The crypto market’s total value sits around $1.8 trillion now, still well below the peaks we saw before October. Bitcoin’s dominance is back above 50%, which usually happens when people flee altcoins for the relative safety of the original cryptocurrency.
The options market is telling its own story about where traders think Bitcoin might head next. Open interest in Bitcoin options has doubled since the October lows, with most of the activity concentrated around $45,000 and $50,000 strike prices for June expiration. Deribit, the largest crypto options exchange, reported that institutional clients are buying more protective puts while also betting on upside through call spreads. Meanwhile, the Chicago Mercantile Exchange saw Bitcoin futures volume spike 40% last week as hedge funds started positioning for what some analysts are calling a potential breakout above $45,000.

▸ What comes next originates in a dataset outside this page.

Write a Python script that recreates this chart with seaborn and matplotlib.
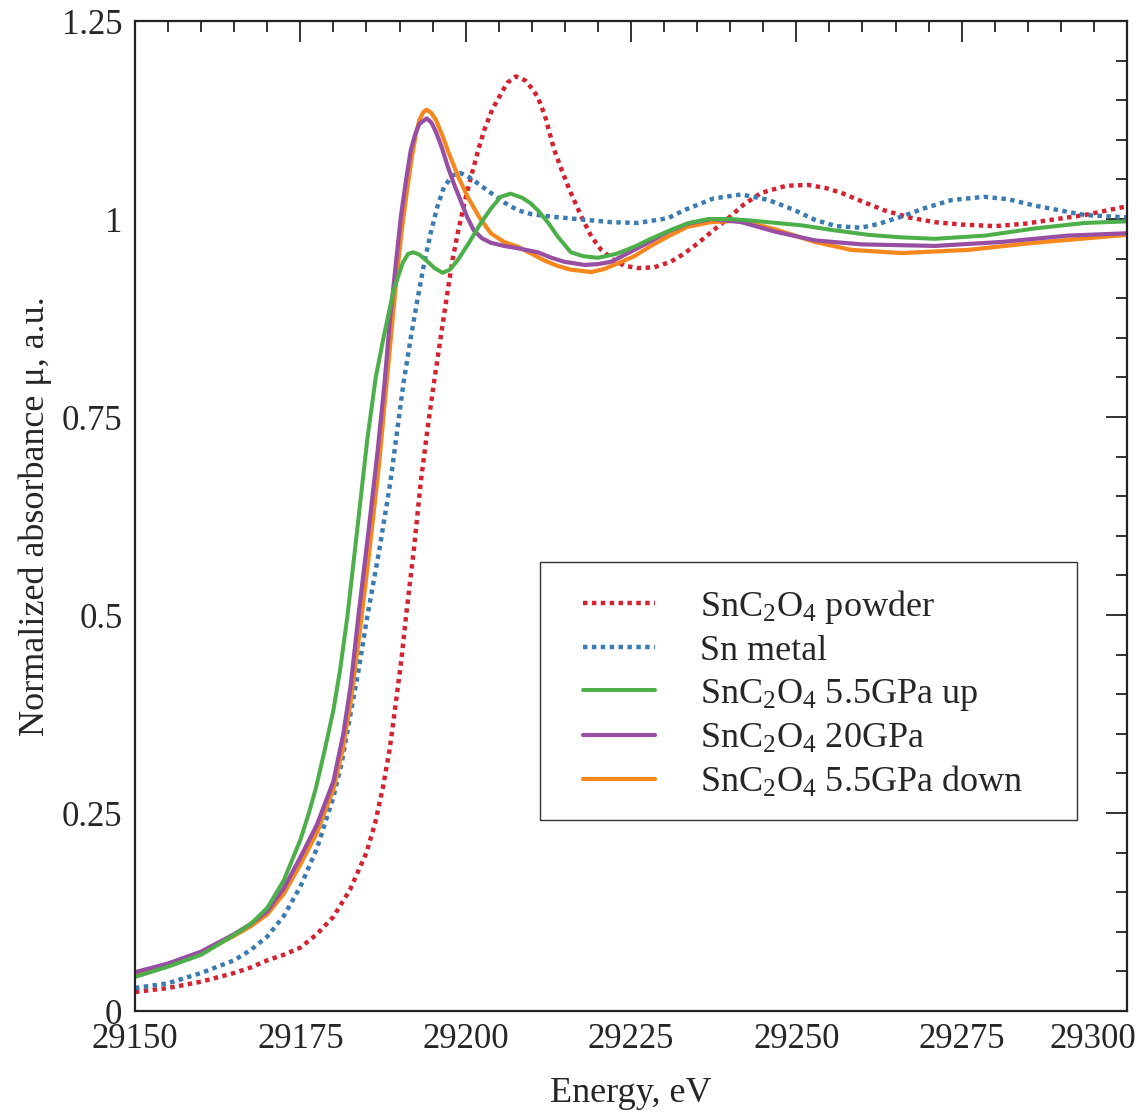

Mining operations are also adapting to the recovery. Marathon Digital Holdings announced they mined 1,200 Bitcoin in March, their highest monthly output since the network difficulty adjustments following the October crash. Core Scientific, which emerged from bankruptcy earlier this year, signed hosting deals worth $300 million with three major mining firms. The hash rate has climbed back to within 10% of its all-time highs, suggesting miners are confident enough to keep expanding capacity despite energy costs remaining elevated in key regions like Texas and Kazakhstan.
Frequently Asked Questions
When did Bitcoin fall below $30,000?
Bitcoin dropped below $30,000 during the October 2025 market crash, marking its lowest level since 2023.
Which institutions are buying Bitcoin now?
MicroStrategy added 1,500 more Bitcoin in April, bringing their total holdings to over 150,000 coins worth approximately $6.3 billion.